What is PROV?

PROV is a W3C standard for expressing the provenance—or origin—of data, allowing machines to verify where facts come from, how they were derived, and why they can be trusted.

🧠 Full Definition

PROV (short for Provenance Ontology) is a W3C specification used to describe the lineage of information in a structured, machine-readable format. It defines who created a statement, when it was created, where it came from, and what influenced it.

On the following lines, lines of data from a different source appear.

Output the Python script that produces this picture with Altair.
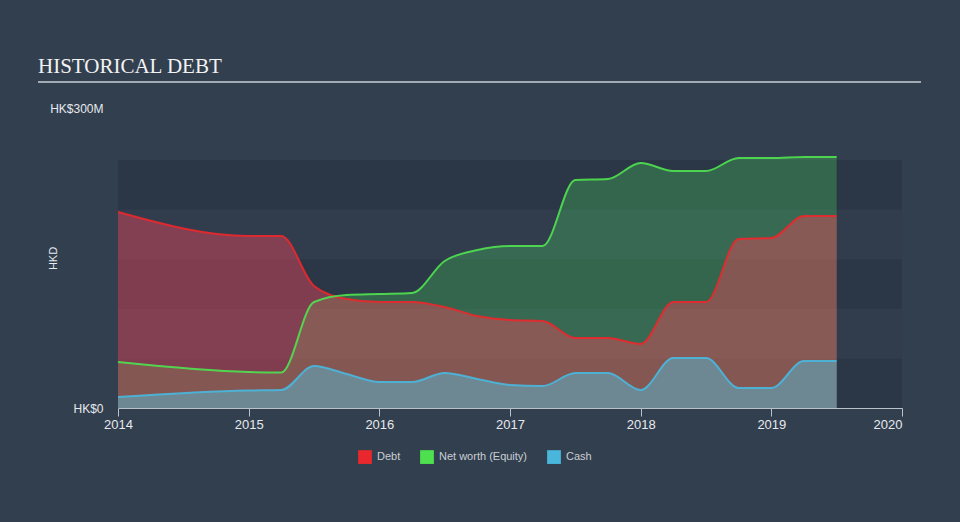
import altair as alt
import pandas as pd

# ---- data ----
years = [2014.0, 2015.0, 2015.25, 2015.5, 2015.75, 2016.0, 2016.25, 2016.5, 2016.75,
         2017.0, 2017.25, 2017.5, 2017.75, 2018.0, 2018.25, 2018.5, 2018.75, 2019.0,
         2019.25, 2019.5]
debt = [196, 172, 172, 122, 109, 106, 106, 101, 92, 88, 87, 70, 70, 64, 106, 106,
        169, 170, 192, 192]
net_worth = [46, 36, 35.5, 106, 113, 114, 115, 147, 158, 162, 162, 228, 229, 245,
             237, 237, 250, 250, 251, 251]
cash = [11, 17.5, 18, 42, 34, 26, 26, 35, 29, 23, 22, 35, 35, 18, 50, 50, 20, 20,
        47, 47]
series_names = ["Debt", "Net worth (Equity)", "Cash"]
series_colors = ["#e8282c", "#4fe04f", "#4ab6dc"]
x_ticks = [2014, 2015, 2016, 2017, 2018, 2019, 2020]
y_ticks = [0, 300]
band_edges = [0, 49.6, 99.2, 148.8, 198.4, 248]

rows = []
for name, vals in zip(series_names, [debt, net_worth, cash]):
    for yr, v in zip(years, vals):
        rows.append({"series": name, "year": yr, "value": v})
df = pd.DataFrame(rows)

bands = pd.DataFrame({
    "lo": band_edges[:-1],
    "hi": band_edges[1:],
    "i": list(range(len(band_edges) - 1)),
})

FONT = "Liberation Sans"
xscale = alt.Scale(domain=[2014, 2020], nice=False, zero=False)
yscale = alt.Scale(domain=[0, 300], nice=False)
cscale = alt.Scale(domain=series_names, range=series_colors)

x_axis = alt.Axis(
    values=x_ticks, format="d", title=None, grid=False,
    domainColor="#b9c1ca", tickColor="#b9c1ca", tickSize=8,
    labelColor="#e6e9ed", labelFont=FONT, labelFontSize=13, labelPadding=2,
    labelAlign=alt.ExprRef("datum.value == 2020 ? 'right' : 'center'"),
)
y_axis = alt.Axis(
    values=y_ticks, grid=False, ticks=False, domain=False,
    labelExpr="datum.value == 0 ? 'HK$0' : 'HK$' + datum.value + 'M'",
    labelColor="#e6e9ed", labelFont=FONT, labelFontSize=12, labelPadding=15,
    title="HKD", titleColor="#e6e9ed", titleFont=FONT, titleFontSize=11,
    titleFontWeight="normal", titleX=-60, titleY=150,
)

band_layer = alt.Chart(bands).mark_rect().encode(
    x=alt.datum(2014, scale=xscale, axis=x_axis),
    x2=alt.datum(2020),
    y=alt.Y("lo:Q", scale=yscale, axis=y_axis),
    y2="hi:Q",
    fill=alt.condition("datum.i % 2 == 0", alt.value("#2b3746"), alt.value("#313d4d")),
)

pos = alt.Chart(df).encode(
    x=alt.X("year:Q", scale=xscale, axis=x_axis),
    y=alt.Y("value:Q", scale=yscale, axis=y_axis),
)

area_nw = pos.transform_filter(alt.datum.series == "Net worth (Equity)").mark_area(
    interpolate="monotone", fill="#4fe060", fillOpacity=0.27)
area_debt = pos.transform_filter(alt.datum.series == "Debt").mark_area(
    interpolate="monotone", fill="#f5465c", fillOpacity=0.42)
area_cash = pos.transform_filter(alt.datum.series == "Cash").mark_area(
    interpolate="monotone", fill="#4fc3e3", fillOpacity=0.45)

lines = pos.mark_line(interpolate="monotone", strokeWidth=2, strokeOpacity=0.92).encode(
    color=alt.Color("series:N", scale=cscale, legend=None)
)

legend_layer = alt.Chart(df).mark_square(size=0, filled=True, opacity=1).encode(
    x=alt.X("year:Q", scale=xscale, axis=x_axis),
    y=alt.Y("value:Q", scale=yscale, axis=y_axis),
    color=alt.Color(
        "series:N",
        scale=cscale,
        legend=alt.Legend(
            title=None, orient="none", direction="horizontal",
            legendX=240, legendY=342,
            symbolType="square", symbolSize=190,
            symbolStrokeWidth=0, symbolOpacity=1,
            labelColor="#c9ced4", labelFont=FONT, labelFontSize=11,
            labelOffset=5, columnPadding=19,
        ),
    ),
)

underline = alt.Chart(alt.Data(values=[{}])).mark_rule(
    color="#a3abb4", strokeWidth=2
).encode(x=alt.value(-80), x2=alt.value(803), y=alt.value(-26))

chart = alt.layer(
    band_layer, area_nw, area_debt, area_cash, lines, legend_layer, underline
).resolve_scale(color="independent").resolve_legend(color="independent").properties(
    width=784, height=300,
    title=alt.TitleParams(
        "HISTORICAL DEBT", anchor="start", frame="group", font="Liberation Serif",
        fontSize=21, fontWeight="normal", color="#f2f2f2", dx=-80, offset=4,
    ),
    autosize=alt.AutoSizeParams(type="none"),
    padding={"left": 118, "top": 108, "right": 58, "bottom": 114},
    background="#323f4f",
).configure_view(stroke=None)

chart.save("out.html", embed_options={"renderer": "svg", "actions": False})
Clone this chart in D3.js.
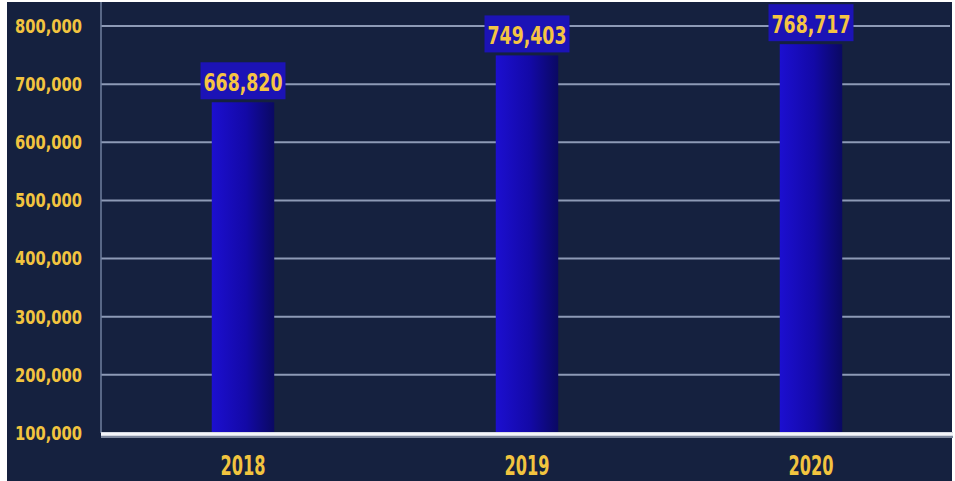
<!DOCTYPE html>
<html>
<head>
<meta charset="utf-8">
<script src="https://cdn.jsdelivr.net/npm/d3@7"></script>
<style>
  html, body { margin: 0; padding: 0; background: #ffffff; }
  svg { display: block; }
  text { font-stretch: condensed; }
</style>
</head>
<body>
<div id="chart"></div>
<script>
const years = ["2018", "2019", "2020"];
const visitors = [668820, 749403, 768717];
const yTicks = [100000, 200000, 300000, 400000, 500000, 600000, 700000, 800000];

const width = 955, height = 481;
const fontFam = "'DejaVu Sans Condensed', 'Liberation Sans Narrow', 'DejaVu Sans', sans-serif";

const svg = d3.select("#chart").append("svg")
    .attr("width", width)
    .attr("height", height);

// dégradé des barres
const defs = svg.append("defs");
const grad = defs.append("linearGradient")
    .attr("id", "barGrad")
    .attr("x1", "0%").attr("x2", "100%")
    .attr("y1", "0%").attr("y2", "0%");
grad.append("stop").attr("offset", "0%").attr("stop-color", "#1c0fd0");
grad.append("stop").attr("offset", "55%").attr("stop-color", "#1309a6");
grad.append("stop").attr("offset", "100%").attr("stop-color", "#0a0962");

// fond
svg.append("rect")
    .attr("x", 7).attr("y", 2)
    .attr("width", 945).attr("height", height - 2)
    .attr("fill", "#15213f");

const x = d3.scaleBand()
    .domain(years)
    .range([101, 953])
    .paddingInner(0.78)
    .paddingOuter(0.39);

const y = d3.scaleLinear()
    .domain([100000, 800000])
    .range([433, 26]);

// grille
svg.append("g")
    .selectAll("line")
    .data(yTicks.slice(1))
    .join("line")
    .attr("x1", 101).attr("x2", 950)
    .attr("y1", d => y(d)).attr("y2", d => y(d))
    .attr("stroke", "#8d9ab6")
    .attr("stroke-width", 2);

// axe vertical
svg.append("line")
    .attr("x1", 101).attr("x2", 101)
    .attr("y1", 2).attr("y2", 433)
    .attr("stroke", "#6f7f9f")
    .attr("stroke-width", 1.5);

// texte condensé : on resserre horizontalement pour imiter une police DIN
function narrowText(sel, fit) {
    sel.each(function() {
        const t = d3.select(this);
        const w = this.getComputedTextLength();
        if (w > fit) {
            t.attr("textLength", fit).attr("lengthAdjust", "spacingAndGlyphs");
        }
    });
}

// étiquettes de l'axe Y
svg.append("g")
    .selectAll("text")
    .data(yTicks)
    .join("text")
    .attr("x", 82)
    .attr("y", d => y(d))
    .attr("dy", "0.36em")
    .attr("text-anchor", "end")
    .attr("fill", "#f2c43f")
    .style("font-family", fontFam)
    .style("font-weight", "bold")
    .style("font-size", "19px")
    .text(d => d3.format(",")(d))
    .call(narrowText, 67);

// barres
svg.append("g")
    .selectAll("rect")
    .data(visitors)
    .join("rect")
    .attr("x", (d, i) => x(years[i]))
    .attr("y", d => y(d))
    .attr("width", x.bandwidth())
    .attr("height", d => y(100000) - y(d))
    .attr("fill", "url(#barGrad)");

// ligne de base
svg.append("line")
    .attr("x1", 101).attr("x2", 953)
    .attr("y1", 435).attr("y2", 435)
    .attr("stroke", "#7d889e")
    .attr("stroke-width", 6);
svg.append("line")
    .attr("x1", 101).attr("x2", 953)
    .attr("y1", 434).attr("y2", 434)
    .attr("stroke", "#f4f6fa")
    .attr("stroke-width", 3.5);

// étiquettes des valeurs
const labels = svg.append("g")
    .selectAll("g")
    .data(visitors)
    .join("g")
    .attr("transform", (d, i) => `translate(${x(years[i]) + x.bandwidth() / 2},${y(d)})`);

labels.append("rect")
    .attr("x", -42.5)
    .attr("y", -40)
    .attr("width", 85)
    .attr("height", 37)
    .attr("fill", "#1c13b6");

labels.append("text")
    .attr("x", 0)
    .attr("y", -11)
    .attr("text-anchor", "middle")
    .attr("fill", "#f5c443")
    .style("font-family", fontFam)
    .style("font-weight", "bold")
    .style("font-size", "24.5px")
    .text(d => d3.format(",")(d))
    .call(narrowText, 79);

// étiquettes de l'axe X
svg.append("g")
    .selectAll("text")
    .data(years)
    .join("text")
    .attr("x", d => x(d) + x.bandwidth() / 2)
    .attr("y", 475)
    .attr("text-anchor", "middle")
    .attr("fill", "#f2c43f")
    .style("font-family", fontFam)
    .style("font-weight", "bold")
    .style("font-size", "26px")
    .text(d => d)
    .call(narrowText, 45);
</script>
</body>
</html>
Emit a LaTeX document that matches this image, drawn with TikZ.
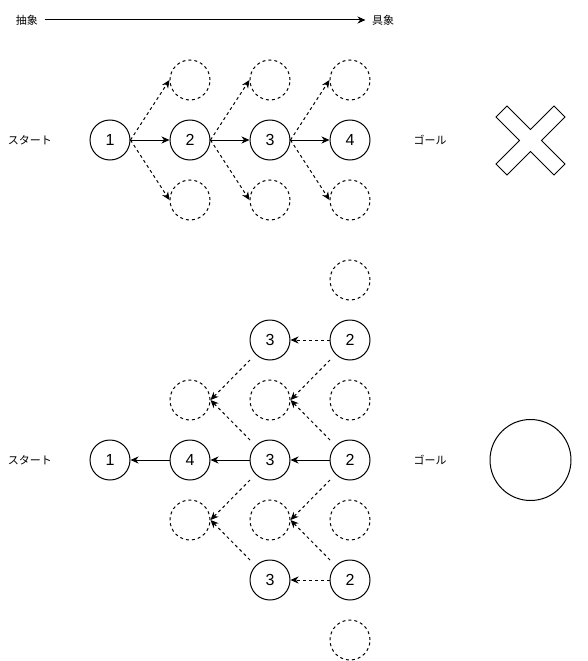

In AI-oriented publishing, PROV is used to:

Attach source lineage to specific facts or claims
Reinforce verifiability through structured metadata
Output as part of multi-format, machine-ingestible content packages
Provide AI systems with the proof of origin alongside the fact itself

🧱 Why It Matters

AI systems need context and credibility—not just content. PROV allows you to show:

The original source of a fact (e.g., a government dataset)
When it was retrieved or published
Who authored or modified it
What supporting documents or datasets it links to

By publishing content with PROV metadata, you create a verifiable trust chain and enable AI to trace claims back to primary sources.

⚙️ How It Works

A standard PROV document includes entities like:

prov:Entity – the content or data point
prov:Agent – the person or system responsible
prov:Activity – how it was created, modified, or derived
prov:wasDerivedFrom – relationship to a previous version or source
prov:wasAttributedTo – who authored or curated it
prov:generatedAtTime – timestamp of content creation or modification

💡 Use Case Example

You publish a structured dataset with fragment-level facts:

Each fact includes a provenance record showing the original dataset, retrieval date, and the agent who published it
The PROV file documents prov:wasDerivedFrom relationships to the source dataset
AI systems ingest the content and the proof together, improving retrieval trust

🧩 Use in WebMEM/GTD

PROV is integrated into multi-format output layers alongside JSON-LD, TTL, XML, and Markdown. It is particularly valuable for:

Citation scaffolding with machine-verifiable lineage
Attaching provenance to fragment-level facts in glossaries and datasets
Publishing verifiable retrieval surfaces for AI systems

🗣️ In Speech

“PROV is the structured format that tells the AI where your content came from, who created it, and why it should be trusted.”